The Draft Paper PDF is available online at https://www.cl.cam.ac.uk/~bs630/files/publications/2020-ESOP-ifetch-draft.pdf.

The full operational prose can be found at https://www.cl.cam.ac.uk/~bs630/files/iflat_full_operational.pdf.

The full axiomatic text can be found at https://www.cl.cam.ac.uk/~bs630/files/iflat_full_axiomatic.pdf.

The executable tool itself, RMEM, has a web interface available at https://www.cl.cam.ac.uk/~sf502/rmem-esop20/.

Its source is available at https://github.com/rems-project/rmem.

Executable Semantics for ARMv8-A

RMEM is our executable-as-a-test-oracle semantics for the ARMv8-A, RISC-V, IBM POWER, and x86 operational relaxed memory models.

Source

RMEM is open-source and can be found at https://github.com/rems-project/rmem.

There is a reasonably direct correspondence between the transitions in the prose description of the operational model and the transitions in the source.

For example, the "Fetch Request" transition is defined by the enumerate_init_fetch_transitions_of_instruction function in machineDefThreadSubsystem.lem. The prose described the set of valid next addresses as a guard on arbitrary addresses but to be executable the implementation insteads enumerates valid ones directly using potential_next_addresses_of_instruction_relaxed. These addresses are then mapped into new fetch request transitions (called T_init_fetch) whose action is described by a function which updates that thread's tree with a new entry.

All transitions described in the prose document correspond to some similar code that produces lists of transitions, Thread transitions (e.g. instruction transitions) are found in machineDefThreadSubsystem.lem and storage transitions (e.g. icache updates) are found in machineDefFlatStorageSubsystem.lem.

Example (Self-modifying)

Below is a step-by-step guide for interactively running the self-modifying example (SM) from the paper and its first few transitions:

Open the RMEM web interface, it should load to a page with with 4 blank boxes and a "Help" box in the bottom left.
Click the "Load Litmus" button at the top of the screen, a "Load litmus test" dialog should appear.
Click "Load from library..." and a "Load litmus test from library..." dialog should appear with 4 tabs: "Power", "ARMv8 (AArch64)", "RISC-V (Experimental)", and "x86 (Experimental)"
Select the "ARMv8 (AArch64)" tab.
On the left-hand side select the "Instruction Fetch (ESOP 20)" tab.
In the main tab pane, select "SM", this is our self-modifying test.
Now RMEM will load the SM test, but we still need to tell RMEM to use the relaxed fetching mode:
Click on the "Model" button at the top of the screen, select "Shallow embedding" under instruction semantics, and then check "Relaxed Fetch" under Out-of-Order mode, some new options should appear. These options default to the strongest. Select "Out-of-Order Fetching" and uncheck the "IDC=1" and "DIC=1" checkboxes to get the weakest semantics discussed in the paper. Now click "Ok" and the test should be loaded and ready to explore.

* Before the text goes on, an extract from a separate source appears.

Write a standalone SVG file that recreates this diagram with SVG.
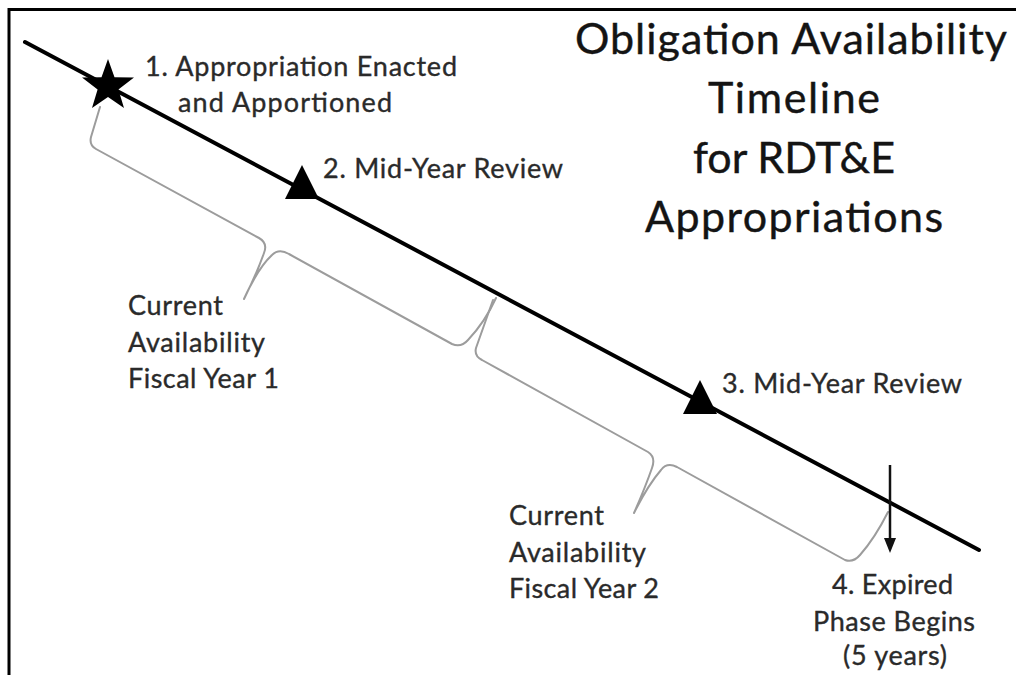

The top-right box now contains a diagrammatic view of the instruction tree for each thread and the shared memory (in the top-left). The top-left box shows the current state of the operational model's state machine. Available transitions are highlighted in blue.

In the top-right box, Click the blue highlighted "0: init fetch new instruction: 0x050000" link in Thread 0 to create a fetch request for Thread 0. Note that since we have not yet taken any icache update transitions we cannot satisfy the fetch (it would miss). A "0:1 UNFETCHED" box should appear in Thread 0's instruction tree, representing a request to fetch but not yet satisfied from the instruction cache.
In the top-left box, click the "1 icache update: 0x050000 (1000:0:0):W 0x050000/4=0xb8000c20" transition to populate the instruction cache of Thread 0 with an entry for that address, from the initial memory state.
Now Thread 0's "0:1 UNFETCHED" box should have updated, with a new transition "1 0:1 fetch instruction: 0x050000 0xb8000c20 from (1000:0:0):W 0x050000/4=0xb8000c20 |STR W0,[X1,#0]! (opcode: 0xb8000c20)|", click it and the fetch transition for that instruction will be taken and you will see the box update to "0:1 STR W0,[X1,#0]!" indicating the fetched instruction was a "STR"
Take the "1 0:1 decode: 0x050000 0xb8000c20 from (1000:0:0):W 0x050000/4=0xb8000c20 |STR W0,[X1,#0]! (opcode: 0xb8000c20)|" transition to decode the instruction and enable the execution transitions.

Errata (added 2023-09-11)

In the extended version, Appendix B.5 ("Model Transitions"), for the following transitions:

"Fetch instruction"
"Fetch instruction (unpredictable)"
"Fetch instruction (B.cond)"

Their text should read "can be satisfied from the instruction cache" rather than "from the memory and abstract data cache", and "Fetch instruction"'s condition should say "the write-slices ws have the 4-byte footprint of the entry and can be constructed from a write in the instruction cache".